After a few minutes, I passed it on to one of my close friends, Katkat, who had seen it before I did. We both agreed on what Dennis had to say. I thought that she was the one who’d regularly lose herself in happiness, based on the way I saw her (when she was still in college). I was surprised when she said she was amazed by the way she lost herself in love and in writing; she also told me she never thought it could happen to her that way.

Now that I thought of it, how many times has it happened to me? The first images on my mind were that of my sophomore year in high school. It was that time when I really had fun in life: studying, enjoying everyday life, writing, and yes, falling quite deeply in love. And when I tried to come up with examples of losing myself in happiness in recent times…well, I could not think of any.

Or maybe I’m just being too tight – or something in me represses my thoughts for some reason. I remember myself sharing in one bonding session that sometimes, I’m in autopilot mode when doing certain activities because I’ve been there doing those activities in a long period of time. And over time, it seems to take the joy out of me – bored would be a blunt yet somehow, inappropriate word (if you can read my mind and get my context, anyway). My friend then told me that maybe I should approach what I do in a different way. But I’m too uncreative.

Or maybe I’m scared. Which is surprising because if I were to describe my personality this year, it’s that of a loose cannon – audacious (the way I told someone I like her), outspoken (many times with my close friends), adventurous (first time I scuba dived was last September, in Anilao). Or it’s just that, I don’t know how to put it in a single word. Take this for instance: together with my orgmates in ICTUS, I coordinated ¬†a Christmas party for Grade 2 students in a public school, which, mind you, was no small feat. I expected 700 or so children (the figure that day, December 13, was around 550 kids). ¬†After the party, I was somewhat surprised by how the party went – mostly orderly, few reports of kids being rowdy, significantly less stress, and we all had fun. And still, I was more nitpicking myself on how I could improve the party than patting myself on the back (can’t do that, in more ways than one). I was happy, sure. But I couldn’t really figure out what it was – was I happy because the kids were happy, because we did a good job, because the way we coordinated during the party was commendable. In the end, I was still looking for something. (Ok. The paragraph looks weird, it didn’t really show me being scared. But whatever)

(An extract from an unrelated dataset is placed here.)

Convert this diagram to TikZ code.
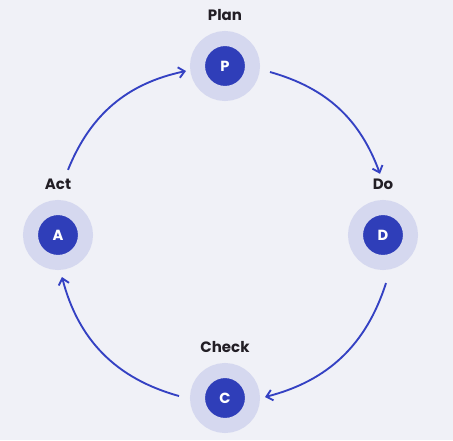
\documentclass[tikz,border=0pt]{standalone}
\usepackage{fontspec}
\setmainfont{Poppins}
\usetikzlibrary{arrows.meta,positioning}

\definecolor{paper}{HTML}{F0F1F7}
\definecolor{halo}{HTML}{D5D8EF}
\definecolor{core}{HTML}{2F3EB9}
\definecolor{cycleblue}{HTML}{3441C3}
\definecolor{ink}{HTML}{221E25}

\begin{document}
\begin{tikzpicture}[
  x=0.75pt, y=-0.75pt,
  stage/.style={circle,fill=core,draw=halo,line width=11.25pt,
                minimum size=41.25pt,inner sep=0pt,text=white,
                font=\fontsize{11}{13}\selectfont\bfseries},
  tag/.style={inner sep=0pt,text=ink,
              font=\fontsize{11.25}{13}\selectfont\bfseries},
  flow/.style={-{Straight Barb[length=4.5pt,width=8pt]},
               line width=1.4pt,draw=cycleblue},
]
  % Canvas
  \fill[paper] (0,0) rectangle (453,440);
  \useasboundingbox (0,0) rectangle (453,440);

  % Stages
  \node[stage] (p) at (225,66)  {P};
  \node[stage] (d) at (383,235) {D};
  \node[stage] (c) at (225,398) {C};
  \node[stage] (a) at (58,235)  {A};

  % Labels
  \node[tag,above=7.5pt of p] (plan)  {Plan};
  \node[tag,above=7.5pt of d] (do)    {Do};
  \node[tag,above=7.5pt of c] (check) {Check};
  \node[tag,above=7.5pt of a] (act)   {Act};

  % Cycle
  \draw[flow] ([shift={(10,-9)}]act.north) to[bend left=28] ([shift={(-4,5)}]p.west);
  \draw[flow] ([shift={(10,6)}]p.east) to[bend left=27] ([shift={(-3,-5)}]do.north);
  \draw[flow] ([shift={(3,13)}]d.south) to[bend left=29] ([shift={(5,-1)}]c.east);
  \draw[flow] ([shift={(-11,-2)}]c.west) to[bend left=30] ([shift={(4,7)}]a.south);
\end{tikzpicture}
\end{document}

Or I think too much. Again, nitpicking – what more I could’ve done in a certain event, what I shouldn’t have done, and a litany of questions – on what’s supposed to be a happy event. So I’ve created a dichotomy of being a happy-go-lucky person as perceived by people and being a control freak in reality – and, to make matters more complicated, a role reversal of those perceptions.

Not that I don’t have opportunities to lose myself in sheer gladness or joy – I do recall one November night, when we won a certain carstuffing competition in UP Diliman that gave me smiles and a very bad lower back pain. Another is when I watch some Youtube videos – those moments of mababaw ang kaligayahan – and since I’m home, I can laugh out to my heart’s content, provided that there’s still enough people awake to not disturb them when they do hear me laugh.

Again, though, I’d think too much. This can be one explanation as to why I’d inexplicably freeze whenever I’m doing something – writing, singing, talking to people (I tend to eat my words), even while walking. And it looks weird. I know how to snap out of it, and it’s to do things without hesitation. But in doing so, I fear that because I did not think things out, I could be out there doing something wrong and it might be too late to retreat.

So there goes my foundation for something I’d want to change. I’ll try to lose myself in happiness, try to do things with conviction.